Three Reasons Why The Influencer Selection Process Is Inefficient | Sponsored Content

This post was contributed and sponsored by Inmar.

Influencer marketing is hardly new, but marketers continue to make relatively uniformed decisions when identifying influencers to represent their brand. They often rely too heavily on surface-level, publicly available metrics like follower count and engagement rate, or only on the directly attributable actions an influencer elicits from their audience—like site traffic, social media follows or downstream purchases. For many years, the discrepancies between what we can visibly see and the often-different story data tells us have been accepted as part of the trade-off when enlisting actual consumers to tell your brand’s story.
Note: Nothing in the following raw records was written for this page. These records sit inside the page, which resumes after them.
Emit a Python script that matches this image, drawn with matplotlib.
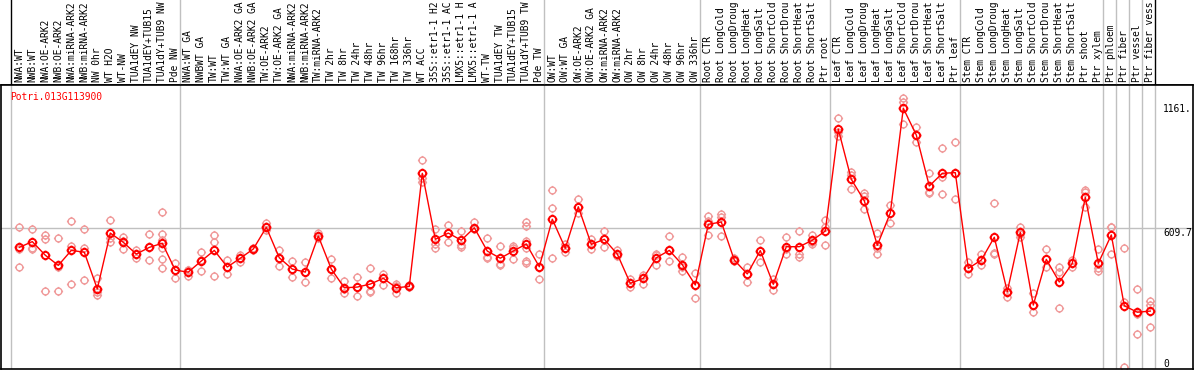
import matplotlib
matplotlib.use("Agg")
import matplotlib.pyplot as plt
import matplotlib.path as mpath
import numpy as np

# ---------------- data ----------------
gene_id = "Potri.013G113900"

labels = [
    "NWA:WT", "NWB:WT", "NWA:OE-ARK2", "NWB:OE-ARK2", "NWA:miRNA-ARK2", "NWB:miRNA-ARK2",
    "NW 0hr", "WT H2O", "WT-NW", "TUA1dEY NW", "TUA1dEY+TUB15", "TUA1dY+TUB9 NW", "Pde NW",
    "NWA:WT GA", "NWBWT GA", "TW:WT", "TW:WT GA", "NWA:OE-ARK2 GA", "NWB:OE-ARK2 GA",
    "TW:OE-ARK2", "TW:OE-ARK2 GA", "NWA:miRNA-ARK2", "NWB:miRNA-ARK2", "TW:miRNA-ARK2",
    "TW 2hr", "TW 8hr", "TW 24hr", "TW 48hr", "TW 96hr", "TW 168hr", "TW 336hr", "WT ACC",
    "35S::etr1-1 H2", "35S::etr1-1 AC", "LMX5::etr1-1 H", "LMX5::etr1-1 A", "WT-TW",
    "TUA1dEY TW", "TUA1dEY+TUB15", "TUA1dY+TUB9 TW", "Pde TW",
    "OW:WT", "OW:WT GA", "OW:OE-ARK2", "OW:OE-ARK2 GA", "OW:miRNA-ARK2", "OW:miRNA-ARK2",
    "OW 2hr", "OW 8hr", "OW 24hr", "OW 48hr", "OW 96hr", "OW 336hr",
    "Root CTR", "Root LongCold", "Root LongDroug", "Root LongHeat", "Root LongSalt",
    "Root ShortCold", "Root ShortDrou", "Root ShortHeat", "Root ShortSalt", "Ptr root",
    "Leaf CTR", "Leaf LongCold", "Leaf LongDroug", "Leaf LongHeat", "Leaf LongSalt",
    "Leaf ShortCold", "Leaf ShortDrou", "Leaf ShortHeat", "Leaf ShortSalt", "Ptr leaf",
    "Stem CTR", "Stem LongCold", "Stem LongDroug", "Stem LongHeat", "Stem LongSalt",
    "Stem ShortCold", "Stem ShortDrou", "Stem ShortHeat", "Stem ShortSalt", "Ptr shoot",
    "Ptr xylem", "Ptr phloem", "Ptr fiber", "Ptr vessel", "Ptr fiber vess",
]

means = [
    527, 552, 493, 449, 514, 506, 347, 589, 549, 498, 527, 545, 428,
    420, 468, 514, 442, 480, 520, 614, 482, 433, 420, 576, 433, 352, 355, 368, 393, 352, 358,
    848, 562, 589, 558, 612, 511, 480, 511, 542, 443,
    649, 523, 703, 540, 562, 498, 371, 393, 482, 514, 452, 364,
    627, 637, 472, 412, 513, 367, 530, 530, 558, 598,
    1039, 822, 729, 536, 676, 1130, 1014, 793, 848, 851,
    436, 472, 571, 335, 592, 277, 475, 377, 458, 744,
    458, 581, 274, 246, 251,
]

replicates = [
    [614, 519, 443], [605, 523, 520], [582, 562, 338], [566, 443, 338], [641, 534, 367],
    [605, 526, 386], [393, 321, 335], [646, 552, 569], [573, 520, 555], [516, 480, 498],
    [585, 471, 527], [680, 585, 559, 523, 477, 436], [458, 396, 429],
    [429, 404, 427], [506, 426, 472], [581, 552, 404], [472, 410, 442], [494, 465, 480],
    [525, 516, 519], [631, 614, 602], [514, 446, 482], [468, 399, 433], [465, 376, 420],
    [591, 566, 576], [475, 393, 433], [383, 328, 347], [399, 315, 355], [438, 339, 335],
    [413, 364, 393], [368, 328, 358], [362, 356, 358],
    [906, 826, 812], [605, 540, 523], [625, 589, 549], [598, 537, 530], [638, 605, 612],
    [566, 487, 480], [532, 455, 451], [533, 477, 523], [638, 618, 556, 523, 469, 461],
    [497, 389, 443],
    [774, 696, 480], [540, 506, 523], [735, 677, 703], [562, 520, 540], [598, 530, 562],
    [516, 490, 498], [389, 357, 371], [407, 368, 393], [498, 451, 494], [576, 469, 514],
    [484, 426, 443], [415, 306, 364],
    [663, 579, 640], [672, 660, 575], [480, 466, 472], [441, 378, 412], [558, 465, 513],
    [389, 341, 367], [573, 497, 520], [597, 497, 487], [581, 552, 542], [646, 617, 536],
    [1088, 1028, 1011], [852, 841, 779], [761, 750, 692], [589, 523, 497], [711, 676, 631],
    [1173, 1158, 1062], [1050, 1014, 982], [848, 768, 761], [959, 833, 757], [982, 851, 737],
    [465, 410, 436], [497, 451, 472], [718, 501, 497], [350, 311, 335], [617, 585, 573],
    [328, 248, 277], [520, 441, 475], [443, 422, 263], [472, 443, 458], [776, 766, 703],
    [520, 436, 426], [617, 614, 497], [523, 289, 10], [347, 152, 239], [296, 277, 181],
]

group_starts = [0, 13, 41, 53, 63, 73, 84, 85, 86, 87, 88]
y_tick_labels = ["1161.", "609.7", "0"]
y_grid_value = 609.7

# ---------------- layout ----------------
W, H = 1194, 370
fig = plt.figure(figsize=(W / 100, H / 100), dpi=100)
fig.patch.set_facecolor("white")

MONO = "DejaVu Sans Mono"
FS = 6.9

plot_left, plot_right = 1, 1193
plot_top, plot_bottom = 85, 369
x_first, dx = 19.3, 13.0
xlim = ((plot_left - x_first) / dx, (plot_right - x_first) / dx)
px_per_unit = (369 - 228.3) / 609.7
ylim = (0, (plot_bottom - plot_top) / px_per_unit)

ax = fig.add_axes([plot_left / W, (H - plot_bottom) / H,
                   (plot_right - plot_left) / W, (plot_bottom - plot_top) / H])
ax.set_xlim(*xlim)
ax.set_ylim(*ylim)
ax.set_xticks([])
ax.set_yticks([])
for s in ax.spines.values():
    s.set_color("black")
    s.set_linewidth(1.2)

# header axes
hax = fig.add_axes([plot_left / W, (H - plot_top) / H,
                    (plot_right - plot_left) / W, plot_top / H])
hax.set_xlim(*xlim)
hax.set_ylim(0, plot_top)
hax.axis("off")

# grid lines
xs = np.arange(len(means))
bounds = [g - 0.62 for g in group_starts]
for i, b in enumerate(bounds):
    ax.axvline(b, color="#c0c0c0", lw=1.0, zorder=0)
    hc = "black" if i in (0, len(bounds) - 1) else "#c0c0c0"
    hax.axvline(b, color=hc, lw=1.0, zorder=0)
ax.axhline(y_grid_value, color="#c0c0c0", lw=1.0, zorder=0)
hax.axhline(0, color="black", lw=1.2)

# header labels
for k, lab in enumerate(labels):
    hax.text(k, 3.5, lab, rotation=90, ha="center", va="bottom",
             fontsize=FS, family=MONO, color="black", clip_on=False)

# marker: circle with 4 short ticks
circ = mpath.Path.unit_circle()
verts = list(circ.vertices)
codes = list(circ.codes)
t = 1.35
for (a, b) in [((0, 1), (0, t)), ((0, -1), (0, -t)), ((1, 0), (t, 0)), ((-1, 0), (-t, 0))]:
    verts += [a, b]
    codes += [mpath.Path.MOVETO, mpath.Path.LINETO]
tick_circle = mpath.Path(verts, codes)

# replicates
for k, reps in enumerate(replicates):
    ax.plot([k] * len(reps), reps, linestyle="none", marker=tick_circle,
            markersize=6.6, markerfacecolor="none", markeredgecolor="#f09a9a",
            markeredgewidth=1.0, zorder=2)

# mean line + markers
ax.plot(xs, means, color="#ff0000", lw=1.0, zorder=3)
ax.plot(xs, means, linestyle="none", marker=tick_circle, markersize=7.0,
        markerfacecolor="none", markeredgecolor="#ff0000", markeredgewidth=1.4, zorder=4)

# title
fig.text(10 / W, 1 - 97 / H, gene_id, color="#ff0000", fontsize=FS, family=MONO,
         ha="left", va="center")

# right axis labels
label_tops = [104, 228, 359]
for lab, ytop in zip(y_tick_labels, label_tops):
    fig.text(1163 / W, 1 - ytop / H, lab, color="black", fontsize=FS, family=MONO,
             ha="left", va="top")

fig.savefig("out.png", dpi=100)
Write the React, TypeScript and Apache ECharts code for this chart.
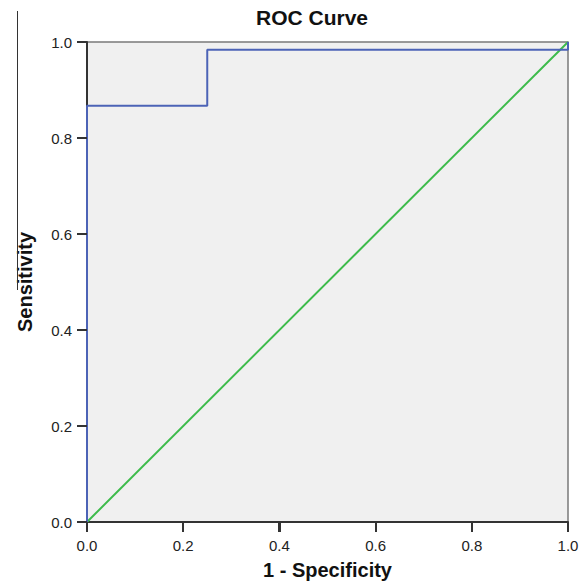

Here are three reasons why the influencer selection process is inefficient, and how to fix it:

No. 1: Not having the right tool set

While several variables impact the success of an influencer activation, it’s important to first

understand many marketers are attempting to discover creators for their brand using the most basic tools—or, in many cases—no tools at all. The recipe for underperformance begins with flying blind, continues with impulsive decisions and ends with more questions than answers.

One recent study shows 76% of responding marketers use no tools when selecting influencers, relying on internal teams and manual, painstaking research as their identification process. Yet, we also know 71% of marketers polled in another survey indicate they struggle to find the right influencer. Seeing the correlation between these two revelations, a solid first step for many of these participants would be to identify tools that not only provide them with a deeper data set, but also help them organize, plan and execute their activations.

No. 2: Not evaluating the right data to determine success

Ultimately, the reliance on unreliable data is most often the cause for inefficient spending on influencers. Many studies show marketers today are focusing more specifically on engagement rate, content quality and outbound traffic driven from content because the consistent message in the market is that influencers are exhibiting fraudulent behavior to gain followers.

Fraudulent activity, however, is not always a reflection of decisions an influencer makes to inflate their status to brands. As influencers with public accounts cannot control who follows them, we often see scenarios where bot accounts will follow influencers to make their own accounts look more legitimate. This can happen without the influencer taking specific actions to accelerate short-term growth, and results in many brands activating influencers whose message will inevitably be displayed to irrelevant audiences, or not consumed altogether.

No. 3: Focusing too narrowly on directly attributable metrics

Many advertisers today only value an influencer and their historical work based on the amount of traffic they drive through provided links. This, then, severs as the deciding factor when determining whether or not an influencer should be re-activated. While eliciting clicks is a reasonable performance indicator and often a primary goal of influencer campaigns, it must be acknowledged that “influence” is not always represented in the form of immediate, trackable actions taken by an influencer’s audience.

The modern consumer moves unpredictably around the web, from one device to another, app to browser and so on. It’s completely conceivable that a viewer sees an influencer promoting your product on Instagram, and instead of swiping up to visit your site, they first visit retail sites to read customer reviews or compare prices before ultimately deciding to make a purchase. While that influencer’s content elicited a purchase, their work won’t be admired or rewarded in a model that values an influencer based solely on the number of clicks they drove.

Luckily today’s tools have finally caught up to yesterday’s problems, and new usages of existing technologies can enhance the decision-making process when identifying which influencers to activate. Proper collection and analysis of data, paired with well-constructed algorithms—like machine learning and natural language processing—provide marketers with the instruments needed to make better, more informed decisions than ever before.